Falar em impunidade no rastro da decisão do Supremo é prova inconteste de ignorância por parte daqueles que se esforçam para não enxergar a legalidade, até porque essa cegueira de ocasião é conveniente. Com 845,5 mil presos em todo o País, invocar tal tese configura leviandade, já que 4.895 detidos poderão ser beneficiados pelo novo entendimento da Corte. Mesmo assim, os casos serão analisados isoladamente, cabendo a decisão final ao juiz responsável pela execução da pena.

Dos 4.895 presos que poderão requerer o restabelecimento da liberdade, apenas 38 réus condenados no escopo da Operação Lava-Jato passaram a ter esse direito a partir da noite de quinta-feira (7), o que representa 0,08% do total. Contudo, é preciso destacar que nem todos serão contemplados pelo novo entendimento do Supremo. Se a comparação tiver como base o total de presos em todo o Brasil, esse percentual cai para 0,004%. Ou seja, não há impunidade, pelo contrário.

A questão que fermenta o debate colérico que está posto é o revanchismo ideológico cultivado por uma parcela da sociedade, que alega defender o combate à corrupção, que, como já ressaltamos, deve ser combatida com a aplicação da legislação vigente, o engajamento político e a constante vigilância da classe política por parte dos cidadãos. Sem essa receita não há combate à corrupção.

Aliás, se combate à corrupção fosse o desejo primeiro da população, o caso envolvendo Fabrício Queiroz e Flávio Bolsonaro não estaria parado à espera que a polemica seja deixada para as calendas.
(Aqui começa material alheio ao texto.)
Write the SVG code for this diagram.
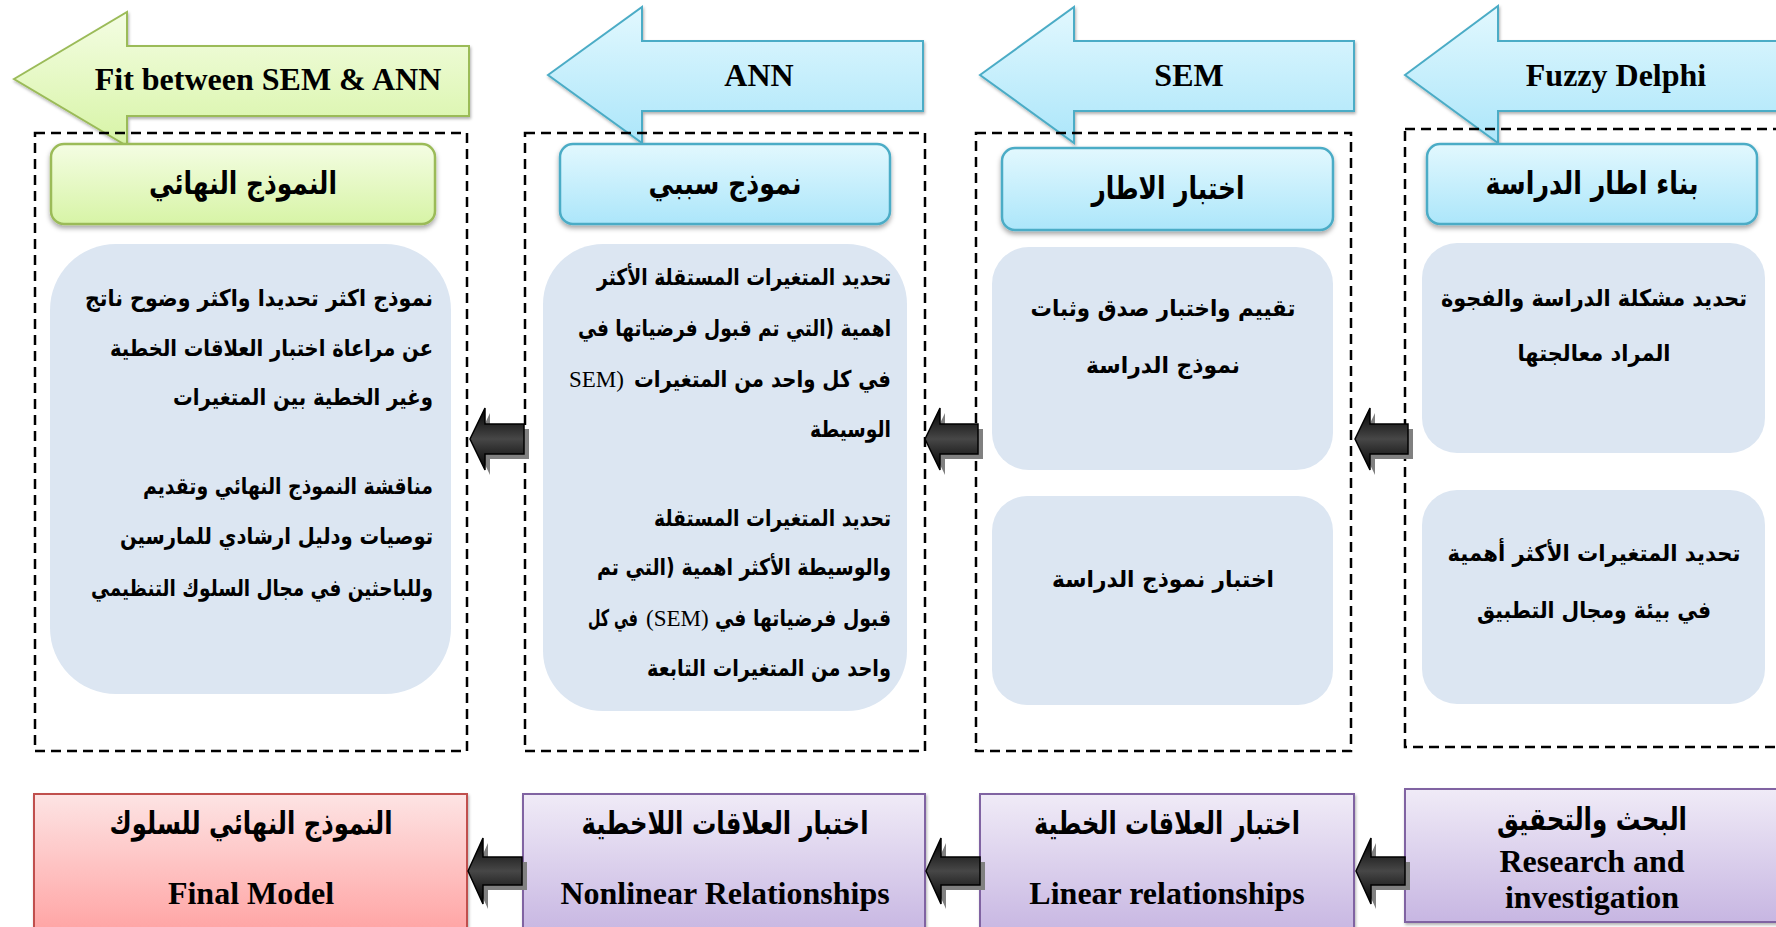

Mais uma vez afirmamos que em jogo está uma queda de braços pelo poder, entre direita e esquerda, sem que o Estado Democrático seja levado em conta.

A Constituição Federal de 1988, como mencionado anteriormente, tem falhas, é verdade, mas se ruim está com a Carta, pior sem ela. Para quem experimentou a tragédia decorrente da ditadura militar, retroceder é algo impensável quando o assunto é democracia. Em suma, é o que temos para hoje, lembrando que uma nação não muda à base do pé de cabra.